At first it made no sense, but then she'd had some more to drink and it had made perfect sense; then, no sense again. And then it didn't matter because a hand was fumbling with the button of her jeans, and her first instinct was to bat it away. She'd felt this exact feeling once before, the spinning of the room combined with presumptuous fingertips grazing the flesh beneath her belly button.
She was ashamed to admit that she could never remember that moment of penetration with any sort of clarity. That fatal first thrust that had been the beginning of the end of everything she'd ever dreamed for herself. There'd just been not there, and then suddenly there, and then it was all over except for the unyielding ache that settled in the following morning and the tiny, familiar stranger that had been pulled from the rubble nine months later.
It was then that the thing lolled drunkenly against her thigh, reminding her that everything about this time was different.
Once or twice, in those first angry months of her pregnancy, she'd haphazardly wondered if having one would somehow make her feel more powerful. Now, it just made her stomach turn, the weight of a responsibility she'd never asked for hanging heavily between her legs.
She had no frame of reference for what the proper etiquette might be in a situation like this, but she needed to shift the focus away from herself in order to get her bearings back, if such a thing were even possible. So, delicately, she lifted the all-too-nimble fingers from her waistband and pressed them to her lips before nudging the stranger onto her side to face Finn.
She closed her eyes, pushed herself up to sit against the head of the bed, and drew in a deep breath.
What she saw when she opened her eyes again—
She had had dreams like that before, Quinn and Rachel tangled together. Only she was Quinn in those dreams. Now, in the swirling haze of Finn's bedroom with the thing weakly making its presence known, she realized she was very much outside of Quinn's body, and that Quinn's body wasn't quite Quinn, and that the girl whose hands seemed to be groping every place on Quinn's torso at once wasn't quite Rachel.
Even so, it was the first time she really got a sense of how it might have looked, how her fingers would have traced the delicate curve of Rachel's spine; how her eyebrows would have furrowed at the sensation of teeth nipping their way down her jawline.
There was a faint gasp, and she saw not-quite-Quinn's mouth drop open. It was then that she noticed the tan hand working its way under the skirt of Vanessa's dress. The truth of what was happening flickered through her thoughts, and though her stomach twisted uncomfortably, she couldn't manage to look away. She needed to know what would happen next, how she would have looked, would have felt, if-
It was beautiful.
It was horrifying.
It was infuriating.
Out of nowhere came a growl, and suddenly she was prying them apart.

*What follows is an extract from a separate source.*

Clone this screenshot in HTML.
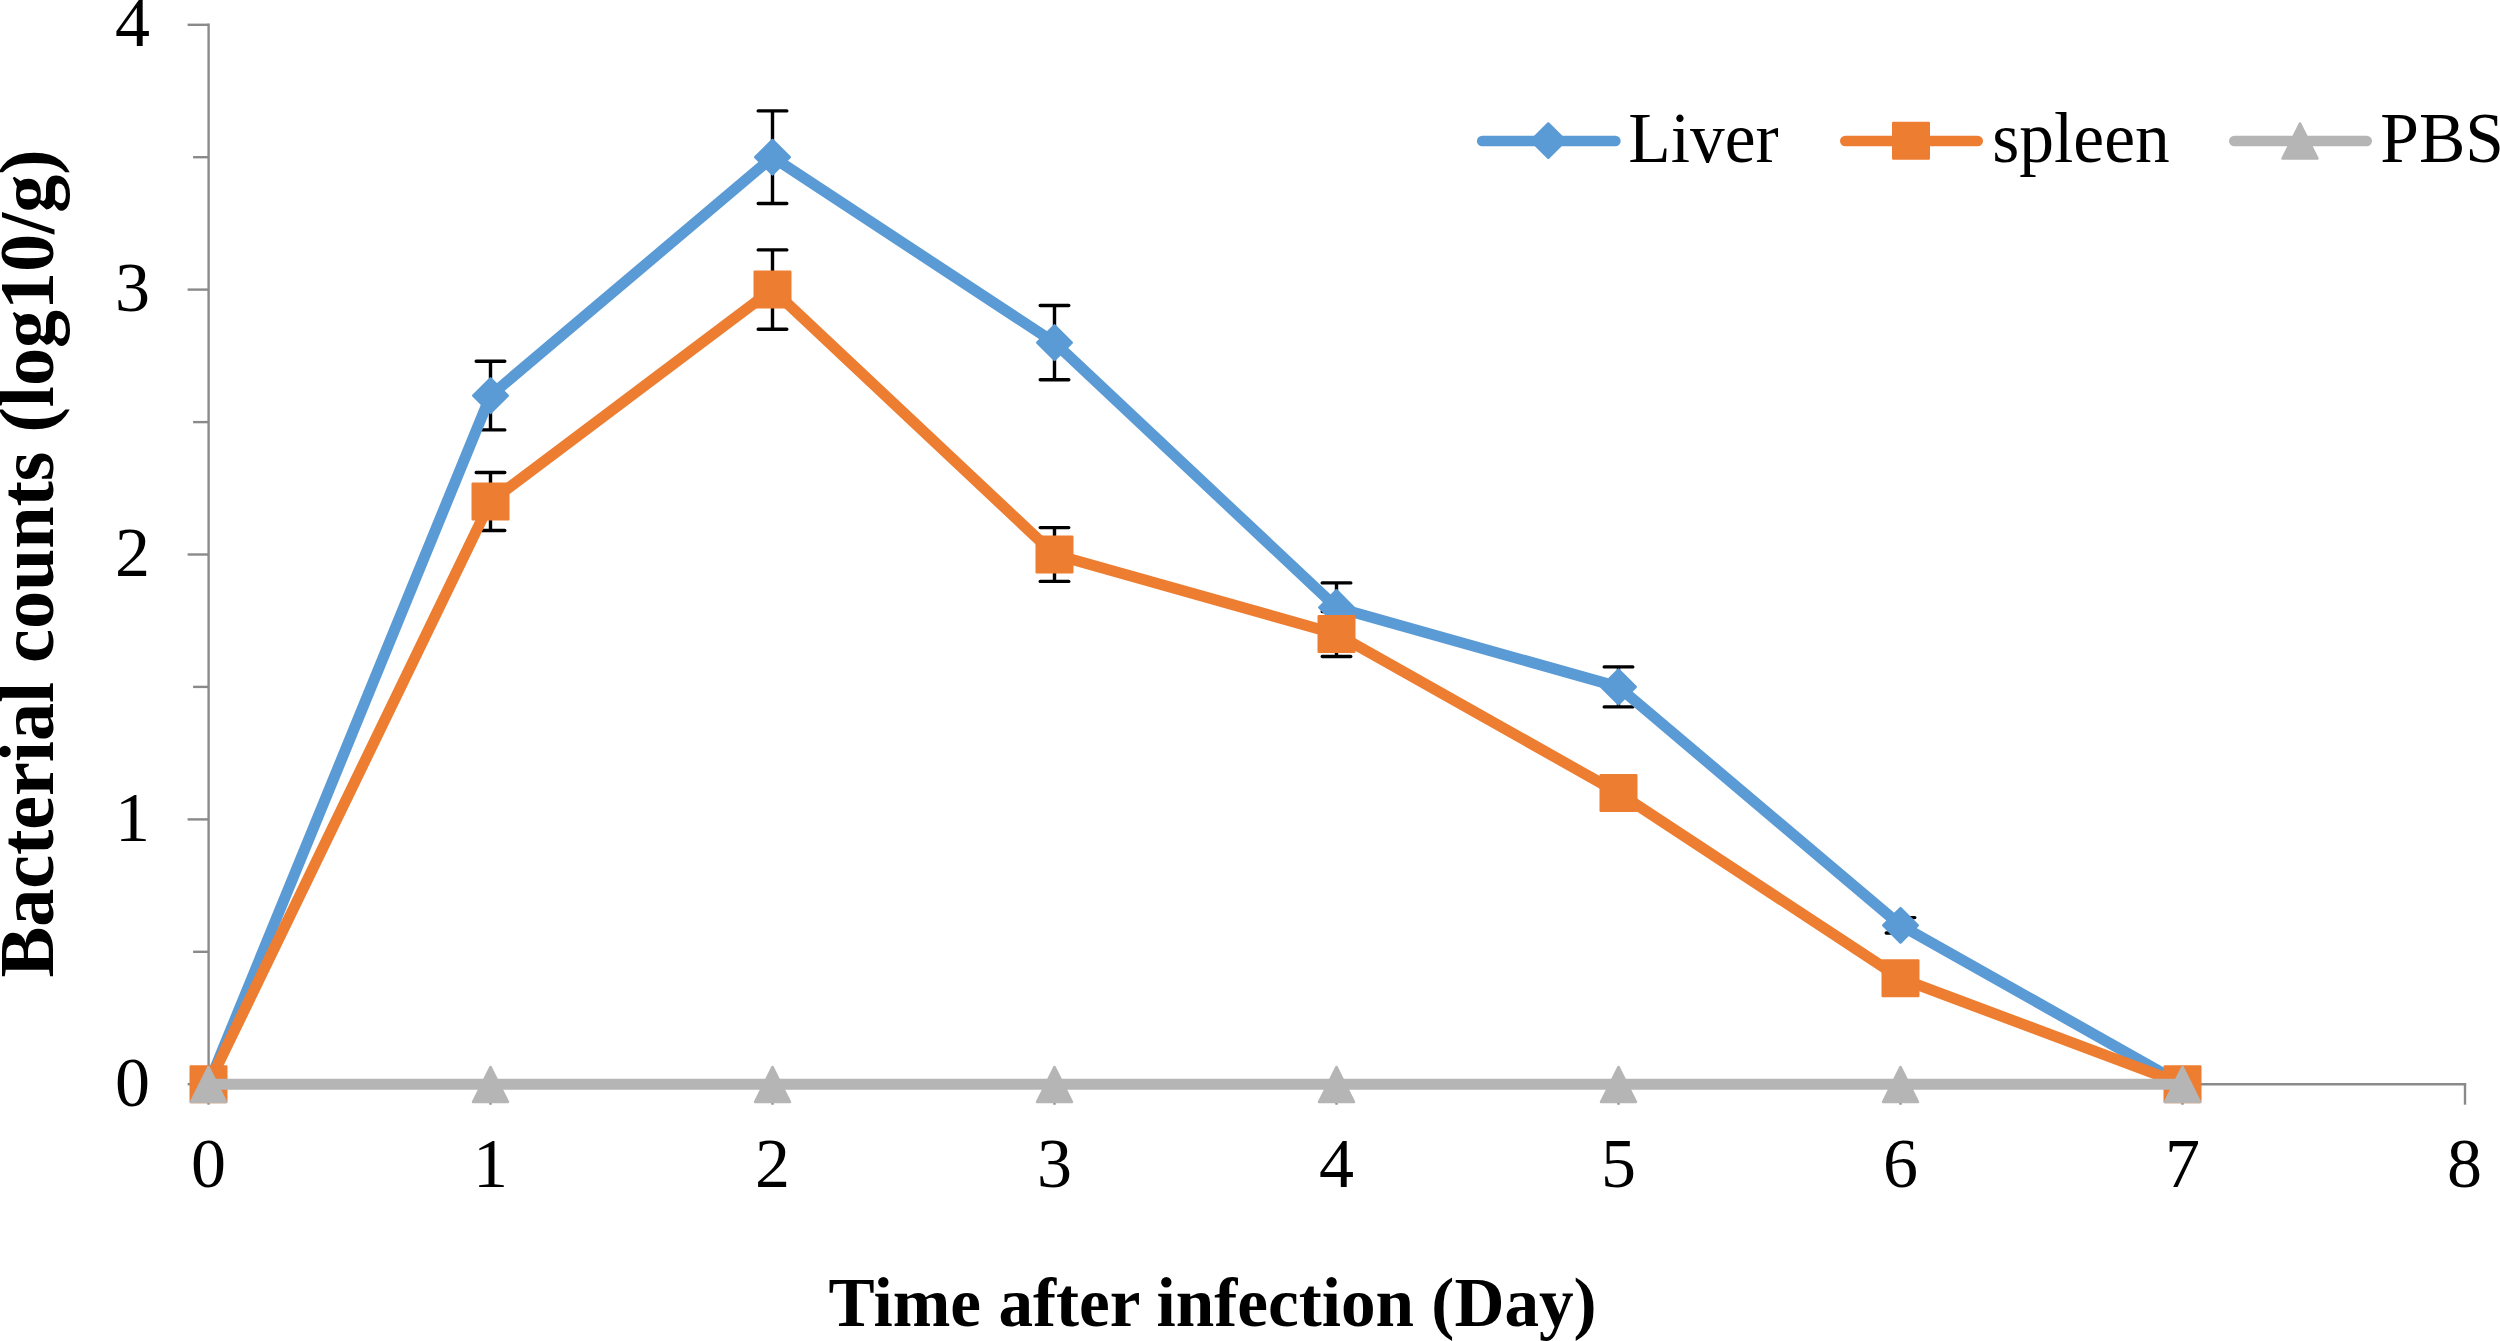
<!DOCTYPE html>
<html lang="en"><head><meta charset="utf-8"><title>Bacterial counts</title>
<style>
html,body{margin:0;padding:0;background:#fff;}
body{width:2500px;height:1341px;overflow:hidden;}
svg{display:block;}
text{font-family:"Liberation Serif","Times New Roman",serif;fill:#000;}
.t{font-size:70px;}
.b{font-weight:bold;}
</style></head><body>
<svg width="2500" height="1341" viewBox="0 0 2500 1341">
<rect width="2500" height="1341" fill="#fff"/>
<g stroke="#8a8a8a" stroke-width="2.4" fill="none" stroke-linecap="butt">
<path d="M208.6 23.6V1085.4"/>
<path d="M207.4 1084.2H2466.2"/>
<path d="M187.6 1084.2H208.6"/>
<path d="M193.1 951.8H208.6"/>
<path d="M187.6 819.4H208.6"/>
<path d="M193.1 686.9H208.6"/>
<path d="M187.6 554.5H208.6"/>
<path d="M193.1 422.1H208.6"/>
<path d="M187.6 289.6H208.6"/>
<path d="M193.1 157.2H208.6"/>
<path d="M187.6 24.8H208.6"/>
<path d="M208.5 1084.2V1104.7"/>
<path d="M490.5 1084.2V1104.7"/>
<path d="M772.5 1084.2V1104.7"/>
<path d="M1054.5 1084.2V1104.7"/>
<path d="M1336.5 1084.2V1104.7"/>
<path d="M1618.5 1084.2V1104.7"/>
<path d="M1900.5 1084.2V1104.7"/>
<path d="M2182.5 1084.2V1104.7"/>
<path d="M2465.0 1084.2V1104.7"/>
</g>
<g class="t" text-anchor="end">
<text x="150" y="1105.5">0</text>
<text x="150" y="840.6">1</text>
<text x="150" y="575.8">2</text>
<text x="150" y="310.9">3</text>
<text x="150" y="46.1">4</text>
</g>
<g class="t" text-anchor="middle">
<text x="208.5" y="1187">0</text>
<text x="490.5" y="1187">1</text>
<text x="772.5" y="1187">2</text>
<text x="1054.5" y="1187">3</text>
<text x="1336.5" y="1187">4</text>
<text x="1618.5" y="1187">5</text>
<text x="1900.5" y="1187">6</text>
<text x="2182.5" y="1187">7</text>
<text x="2464.5" y="1187">8</text>
</g>
<text class="b" transform="translate(828.6 1326) scale(0.983 1)" font-size="70.4">Time after infection (Day)</text>
<text class="b" transform="translate(52.9 977.6) rotate(-90) scale(0.963 1)" font-size="79">Bacterial counts (log10/g)</text>
<g stroke="#000" stroke-width="3.4" stroke-linecap="round" fill="none"><path d="M490.5 361.3V429.9M476.2 361.3h28.6M476.2 429.9h28.6"/><path d="M772.5 110.9V203.5M758.2 110.9h28.6M758.2 203.5h28.6"/><path d="M1054.5 305.5V379.7M1040.2 305.5h28.6M1040.2 379.7h28.6"/><path d="M1336.5 582.9V632.1M1322.2 582.9h28.6M1322.2 632.1h28.6"/><path d="M1618.5 666.9V706.9M1604.2 666.9h28.6M1604.2 706.9h28.6"/><path d="M1900.5 917.6V933.0M1886.2 917.6h28.6M1886.2 933.0h28.6"/></g>
<g stroke="#000" stroke-width="3.4" stroke-linecap="round" fill="none"><path d="M490.5 472.5V530.5M476.2 472.5h28.6M476.2 530.5h28.6"/><path d="M772.5 249.9V329.3M758.2 249.9h28.6M758.2 329.3h28.6"/><path d="M1054.5 527.6V581.4M1040.2 527.6h28.6M1040.2 581.4h28.6"/><path d="M1336.5 611.5V656.5M1322.2 611.5h28.6M1322.2 656.5h28.6"/></g>
<polyline points="208.5,1084.2 490.5,395.6 772.5,157.2 1054.5,342.6 1336.5,607.5 1618.5,686.9 1900.5,925.3 2182.5,1084.2" fill="none" stroke="#5b9bd5" stroke-width="11" stroke-linejoin="round" stroke-linecap="round"/>
<path d="M208.5 1066.9L225.8 1084.2L208.5 1101.5L191.2 1084.2Z" fill="#5b9bd5" stroke="#5b9bd5" stroke-width="2.4" stroke-linejoin="round"/>
<path d="M490.5 378.3L507.8 395.6L490.5 412.9L473.2 395.6Z" fill="#5b9bd5" stroke="#5b9bd5" stroke-width="2.4" stroke-linejoin="round"/>
<path d="M772.5 139.9L789.8 157.2L772.5 174.5L755.2 157.2Z" fill="#5b9bd5" stroke="#5b9bd5" stroke-width="2.4" stroke-linejoin="round"/>
<path d="M1054.5 325.3L1071.8 342.6L1054.5 359.9L1037.2 342.6Z" fill="#5b9bd5" stroke="#5b9bd5" stroke-width="2.4" stroke-linejoin="round"/>
<path d="M1336.5 590.2L1353.8 607.5L1336.5 624.8L1319.2 607.5Z" fill="#5b9bd5" stroke="#5b9bd5" stroke-width="2.4" stroke-linejoin="round"/>
<path d="M1618.5 669.6L1635.8 686.9L1618.5 704.2L1601.2 686.9Z" fill="#5b9bd5" stroke="#5b9bd5" stroke-width="2.4" stroke-linejoin="round"/>
<path d="M1900.5 908.0L1917.8 925.3L1900.5 942.6L1883.2 925.3Z" fill="#5b9bd5" stroke="#5b9bd5" stroke-width="2.4" stroke-linejoin="round"/>
<path d="M2182.5 1066.9L2199.8 1084.2L2182.5 1101.5L2165.2 1084.2Z" fill="#5b9bd5" stroke="#5b9bd5" stroke-width="2.4" stroke-linejoin="round"/>
<polyline points="208.5,1084.2 490.5,501.5 772.5,289.6 1054.5,554.5 1336.5,634.0 1618.5,792.9 1900.5,978.3 2182.5,1084.2" fill="none" stroke="#ed7d31" stroke-width="11" stroke-linejoin="round" stroke-linecap="round"/>
<rect x="190.7" y="1066.4" width="35.6" height="35.6" fill="#ed7d31" stroke="#ed7d31" stroke-width="2.4" stroke-linejoin="round"/>
<rect x="472.7" y="483.7" width="35.6" height="35.6" fill="#ed7d31" stroke="#ed7d31" stroke-width="2.4" stroke-linejoin="round"/>
<rect x="754.7" y="271.8" width="35.6" height="35.6" fill="#ed7d31" stroke="#ed7d31" stroke-width="2.4" stroke-linejoin="round"/>
<rect x="1036.7" y="536.7" width="35.6" height="35.6" fill="#ed7d31" stroke="#ed7d31" stroke-width="2.4" stroke-linejoin="round"/>
<rect x="1318.7" y="616.2" width="35.6" height="35.6" fill="#ed7d31" stroke="#ed7d31" stroke-width="2.4" stroke-linejoin="round"/>
<rect x="1600.7" y="775.1" width="35.6" height="35.6" fill="#ed7d31" stroke="#ed7d31" stroke-width="2.4" stroke-linejoin="round"/>
<rect x="1882.7" y="960.5" width="35.6" height="35.6" fill="#ed7d31" stroke="#ed7d31" stroke-width="2.4" stroke-linejoin="round"/>
<rect x="2164.7" y="1066.4" width="35.6" height="35.6" fill="#ed7d31" stroke="#ed7d31" stroke-width="2.4" stroke-linejoin="round"/>
<polyline points="208.5,1084.2 490.5,1084.2 772.5,1084.2 1054.5,1084.2 1336.5,1084.2 1618.5,1084.2 1900.5,1084.2 2182.5,1084.2" fill="none" stroke="#b5b5b5" stroke-width="11" stroke-linejoin="round" stroke-linecap="round"/>
<path d="M208.5 1066.88L226.06 1102.00H190.94Z" fill="#b5b5b5" stroke="#b5b5b5" stroke-width="2.4" stroke-linejoin="round"/>
<path d="M490.5 1066.88L508.06 1102.00H472.94Z" fill="#b5b5b5" stroke="#b5b5b5" stroke-width="2.4" stroke-linejoin="round"/>
<path d="M772.5 1066.88L790.06 1102.00H754.94Z" fill="#b5b5b5" stroke="#b5b5b5" stroke-width="2.4" stroke-linejoin="round"/>
<path d="M1054.5 1066.88L1072.06 1102.00H1036.94Z" fill="#b5b5b5" stroke="#b5b5b5" stroke-width="2.4" stroke-linejoin="round"/>
<path d="M1336.5 1066.88L1354.06 1102.00H1318.94Z" fill="#b5b5b5" stroke="#b5b5b5" stroke-width="2.4" stroke-linejoin="round"/>
<path d="M1618.5 1066.88L1636.06 1102.00H1600.94Z" fill="#b5b5b5" stroke="#b5b5b5" stroke-width="2.4" stroke-linejoin="round"/>
<path d="M1900.5 1066.88L1918.06 1102.00H1882.94Z" fill="#b5b5b5" stroke="#b5b5b5" stroke-width="2.4" stroke-linejoin="round"/>
<path d="M2182.5 1066.88L2200.06 1102.00H2164.94Z" fill="#b5b5b5" stroke="#b5b5b5" stroke-width="2.4" stroke-linejoin="round"/>
<path d="M1482.2 141H1615.4" stroke="#5b9bd5" stroke-width="10.6" stroke-linecap="round" fill="none"/>
<path d="M1548.3 123.4L1565.6 140.7L1548.3 158.0L1531.0 140.7Z" fill="#5b9bd5" stroke="#5b9bd5" stroke-width="2.4" stroke-linejoin="round"/>
<path d="M1845.3 141H1977.7" stroke="#ed7d31" stroke-width="10.6" stroke-linecap="round" fill="none"/>
<rect x="1893.2" y="122.9" width="35.6" height="35.6" fill="#ed7d31" stroke="#ed7d31" stroke-width="2.4" stroke-linejoin="round"/>
<path d="M2234.3 141H2366.7" stroke="#b5b5b5" stroke-width="10.6" stroke-linecap="round" fill="none"/>
<path d="M2300.0 123.38L2317.56 158.50H2282.44Z" fill="#b5b5b5" stroke="#b5b5b5" stroke-width="2.4" stroke-linejoin="round"/>
<g class="t">
<text transform="translate(1628.3 162.2) scale(0.978 1)" font-size="71">Liver</text>
<text transform="translate(1992.3 162.2) scale(0.978 1)" font-size="71">spleen</text>
<text transform="translate(2380.3 162.2) scale(0.978 1)" font-size="71">PBS</text>
</g>
</svg></body></html>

"It's not fair!" she heard a man's voice shouting. "Do you hear me? It's not fair!"
She had Vanessa by the shoulders then, gripping her so hard that bruises would tell the tale for weeks afterward, and it wasn't until she saw the terror in those hazel eyes, heard that raspy voice shout back, "Dude! Dude! It's just me! Calm down!" that she realized who she was.
There was a mad scramble for the bathroom then, the upheaval of stomach contents, and when there was nothing left, the chest-wracking sobs of a body too dehydrated to properly form tears.
Lucas had no idea what Vanessa had said to the girl, how she'd gotten rid of her that night. And when the two of them finally started speaking again, the only thing they'd said about it was, "Never again."
And yet, from time to time Lucas still had visions of Quinn's face that night, her hands...
Back at the motel in Colorado, Lucas looked down at his broad, rough palms, his calloused fingers.
Manhands, he thought, with a laugh that quickly broke into a strangled cry.